Peut-être que ce sur quoi Yaguchi réussit le mieux, c’est lorsqu’il se joue des attentes du spectateur. Le cinéma abonde de cette formule épouvante/train-fantôme, et le cinéma japonais d’horreur abonde lui aussi, plus particulièrement, d’histoires de fantômes. Dans les deux cas, la qualité est extrêmement variable. On aurait pu attendre du cinéaste, habitué de la comédie, qu’il verse dans la comédie horrifique, genre particulièrement bon dans le paysage japonais actuel mais qui a le vice d’être parfois exécuté de manière assez feignante. Pourtant, il délivre un film tout à fait sérieux. La réussite n’est pas totale mais le résultat est très intéressant dans le jeu mis en place. On a notamment toute une partie du film prenant radicalement le point de vue de cette mère endeuillée se réfugiant dans cette poupée en la traitant comme une enfant, et le cinéaste montrant comment ce personnage délirant n’a pas conscience d’à quel point il impose au monde, qui ne sait pas comment réagir face à ça, tout le mortifère qui la ronge. Il y a aussi une sorte de punition divine, sadique et légèrement caustique dans la construction de l’introduction qui mène à la mort de l’enfant. Le cinéaste propose quelque chose de véritablement joueur et, pour qui sait s’amuser devant un tel film, le jeu prend et le train fantôme est réussi.
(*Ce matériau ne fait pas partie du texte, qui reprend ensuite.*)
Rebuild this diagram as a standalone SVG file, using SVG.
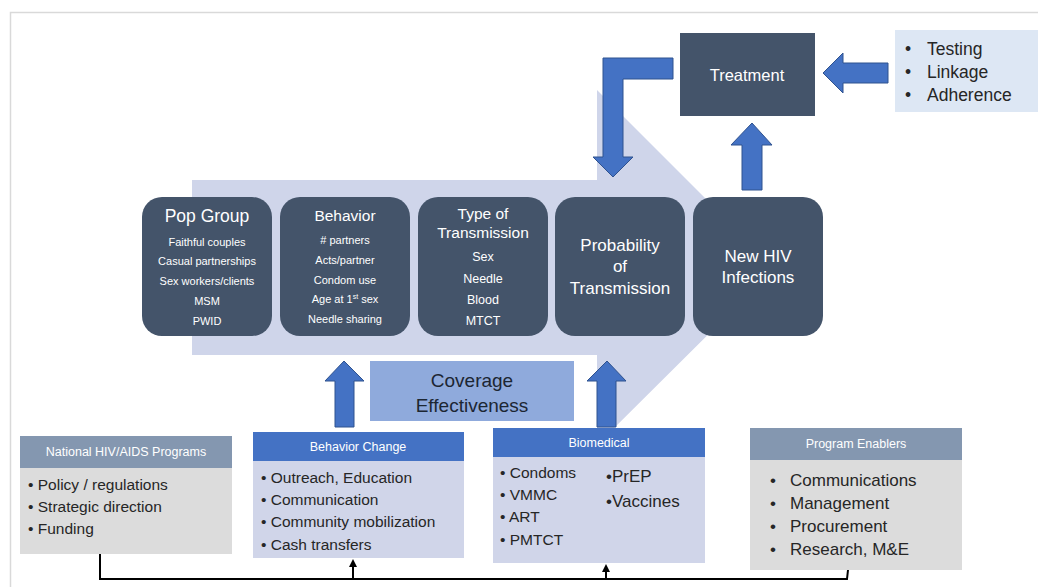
<svg xmlns="http://www.w3.org/2000/svg" width="1038" height="587" viewBox="0 0 1038 587">
<style>
.f{font-family:"Liberation Sans",Arial,sans-serif}
.dk{fill:#44546a}
.w{fill:#ffffff;text-anchor:middle}
.t{fill:#262626}
.ba{fill:#4472c4;stroke:#2f528f;stroke-width:1}
.hdr1{fill:#8497b0}
.hdr2{fill:#4472c4}
.gray{fill:#dcdcdc}
.lav{fill:#d0d5e9}
.conn{fill:none;stroke:#000;stroke-width:2}
</style>
<defs>
<marker id="ah" markerWidth="8" markerHeight="8" refX="4" refY="4" orient="auto" markerUnits="userSpaceOnUse">
<path d="M0,0 L8,4 L0,8 z" fill="#000"/>
</marker>
</defs>
<rect width="1038" height="587" fill="#ffffff"/>
<rect x="10.5" y="12.5" width="1030" height="600" fill="none" stroke="#d9d9d9" stroke-width="1.5"/>

<g id="flow-arrow">
<polygon points="192,180 597,180 597,90 775,268 597,445 597,355 192,355" fill="#cfd5ea"/>
</g>

<g id="pop-group" class="f">
<rect x="142" y="197" width="130" height="139" rx="20" class="dk"/>
<text x="207" y="222" class="w" font-size="17.5">Pop Group</text>
<text x="207" y="246" class="w" font-size="11">Faithful couples</text>
<text x="207" y="265" class="w" font-size="11">Casual partnerships</text>
<text x="207" y="285" class="w" font-size="11">Sex workers/clients</text>
<text x="207" y="305" class="w" font-size="11">MSM</text>
<text x="207" y="325" class="w" font-size="11">PWID</text>
</g>

<g id="behavior" class="f">
<rect x="280" y="197" width="130" height="139" rx="20" class="dk"/>
<text x="345" y="221" class="w" font-size="15.5">Behavior</text>
<text x="345" y="244" class="w" font-size="11">#  partners</text>
<text x="345" y="264" class="w" font-size="11">Acts/partner</text>
<text x="345" y="284" class="w" font-size="11">Condom use</text>
<text x="345" y="303" class="w" font-size="11">Age at 1<tspan font-size="7" dy="-4">st</tspan><tspan dy="4"> sex</tspan></text>
<text x="345" y="323" class="w" font-size="11">Needle sharing</text>
</g>

<g id="type-of-transmission" class="f">
<rect x="418" y="197" width="130" height="139" rx="20" class="dk"/>
<text x="483" y="219" class="w" font-size="15.5">Type of</text>
<text x="483" y="238" class="w" font-size="15.5">Transmission</text>
<text x="483" y="261" class="w" font-size="12.5">Sex</text>
<text x="483" y="283" class="w" font-size="12.5">Needle</text>
<text x="483" y="304" class="w" font-size="12.5">Blood</text>
<text x="483" y="325" class="w" font-size="12.5">MTCT</text>
</g>

<g id="probability" class="f">
<rect x="555" y="197" width="130" height="139" rx="20" class="dk"/>
<text x="620" y="251" class="w" font-size="17">Probability</text>
<text x="620" y="272" class="w" font-size="17">of</text>
<text x="620" y="294" class="w" font-size="17">Transmission</text>
</g>

<g id="new-hiv" class="f">
<rect x="693" y="197" width="130" height="139" rx="20" class="dk"/>
<text x="758" y="262" class="w" font-size="17">New HIV</text>
<text x="758" y="283" class="w" font-size="17">Infections</text>
</g>

<g id="treatment" class="f">
<rect x="680" y="33" width="135" height="83" class="dk"/>
<text x="747" y="81" class="w" font-size="16.5">Treatment</text>
</g>

<g id="testing" class="f">
<rect x="895" y="30" width="145" height="82" fill="#dde7f4"/>
<text x="905" y="55" class="t" font-size="17.5">•</text>
<text x="927" y="55" class="t" font-size="17.5">Testing</text>
<text x="905" y="78" class="t" font-size="17.5">•</text>
<text x="927" y="78" class="t" font-size="17.5">Linkage</text>
<text x="905" y="101" class="t" font-size="17.5">•</text>
<text x="927" y="101" class="t" font-size="17.5">Adherence</text>
</g>

<g id="coverage" class="f">
<rect x="370" y="361" width="204" height="60" fill="#8faadc"/>
<text x="472" y="387" font-size="19" text-anchor="middle" fill="#1c2633">Coverage</text>
<text x="472" y="412" font-size="19" text-anchor="middle" fill="#1c2633">Effectiveness</text>
</g>

<g id="national-programs" class="f">
<rect x="20" y="436" width="212" height="32" class="hdr1"/>
<rect x="20" y="468" width="212" height="86" class="gray"/>
<text x="126" y="456" class="w" font-size="12.5">National HIV/AIDS Programs</text>
<text x="28" y="490" class="t" font-size="15.5">• Policy / regulations</text>
<text x="28" y="512" class="t" font-size="15.5">• Strategic direction</text>
<text x="28" y="534" class="t" font-size="15.5">• Funding</text>
</g>

<g id="behavior-change" class="f">
<rect x="253" y="432" width="211" height="29" class="hdr2"/>
<rect x="253" y="461" width="211" height="97" class="lav"/>
<text x="358" y="451" class="w" font-size="12.5">Behavior Change</text>
<text x="261" y="483" class="t" font-size="15.5">• Outreach, Education</text>
<text x="261" y="505" class="t" font-size="15.5">• Communication</text>
<text x="261" y="527" class="t" font-size="15.5">• Community mobilization</text>
<text x="261" y="550" class="t" font-size="15.5">• Cash transfers</text>
</g>

<g id="biomedical" class="f">
<rect x="493" y="428" width="212" height="29" class="hdr2"/>
<rect x="493" y="457" width="212" height="106" class="lav"/>
<text x="599" y="447" class="w" font-size="12.5">Biomedical</text>
<text x="500" y="478" class="t" font-size="15.5">• Condoms</text>
<text x="500" y="500" class="t" font-size="15.5">• VMMC</text>
<text x="500" y="522" class="t" font-size="15.5">• ART</text>
<text x="500" y="545" class="t" font-size="15.5">• PMTCT</text>
<text x="606" y="482" class="t" font-size="17">•PrEP</text>
<text x="606" y="507" class="t" font-size="17">•Vaccines</text>
</g>

<g id="program-enablers" class="f">
<rect x="750" y="428" width="212" height="32" class="hdr1"/>
<rect x="750" y="460" width="212" height="110" class="gray"/>
<text x="856" y="448" class="w" font-size="12.5">Program Enablers</text>
<text x="770" y="486" class="t" font-size="17">•</text>
<text x="790" y="486" class="t" font-size="17">Communications</text>
<text x="770" y="509" class="t" font-size="17">•</text>
<text x="790" y="509" class="t" font-size="17">Management</text>
<text x="770" y="532" class="t" font-size="17">•</text>
<text x="790" y="532" class="t" font-size="17">Procurement</text>
<text x="770" y="555" class="t" font-size="17">•</text>
<text x="790" y="555" class="t" font-size="17">Research, M&amp;E</text>
</g>

<g id="connectors">
<polygon class="ba" points="673,58 603,58 603,157 593,157 613,177 633,157 623,157 623,79 673,79"/>
<polygon class="ba" points="823,73 843,53 843,63 888,63 888,83 843,83 843,93"/>
<polygon class="ba" points="752,123 772,145 762,145 762,190 742,190 742,145 731,145"/>
<polygon class="ba" points="344,361 364,381 354,381 354,427 335,427 335,381 325,381"/>
<polygon class="ba" points="607,361 626,381 616,381 616,427 597,427 597,381 587,381"/>
<path class="conn" d="M100,554 V579 H847 L848,570"/>
<line class="conn" x1="353" y1="579" x2="353" y2="563" marker-end="url(#ah)"/>
<line class="conn" x1="606" y1="579" x2="606" y2="568" marker-end="url(#ah)"/>
</g>
</svg>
Là où Dollhouse pourrait pécher le plus, c’est sur sa longueur (près de 2 heures de film) où il finit par s’essouffler. Les retournements de situations s’enchaînent, le film se prolonge anormalement et, surtout, il donne beaucoup trop de réponses. Finalement, c’est peut-être à ce moment-là que le cinéaste aurait dû opérer une bascule de ton, puisque le métrage devient petit-à-petit très proche du ridicule, sauvé à chaque fois in extremis par le savoir-faire de Yaguchi et de son équipe (et plus particulièrement de l’équipe effets spéciaux car ceux-ci sont très bons et pas entièrement numériques, ce qui est assez rare pour être noté dans l’horreur japonaise actuelle et encore plus commerciale) qui gardent tant bien que mal le film dans un terrain un peu plus sérieux et qualitatif. Il ne manque que cette petite étincelle de folie pour le faire décoller, ou bien alors des choix un peu plus radicaux quant à la narration, pour porter le film vers quelque chose de plus abscons et où les retournements ne porteraient pas, presque à eux seul, sa dernière demi-heure un peu trop longuette.
Dollhouse est donc à la fois une franche surprise et un pari réussi. Certes, le tout est très classique, mais suffisamment ludique pour passer une séance très amusante. Le film ne dénote pas du reste de la filmographie du cinéaste qui, même avec des enfants morts et des poupées hantées, s’attache à faire de la séance un espace convivial.
Dollhouse de Yaguchi Shinobu. Japon. 2025. Projeté au PIFFF 2025.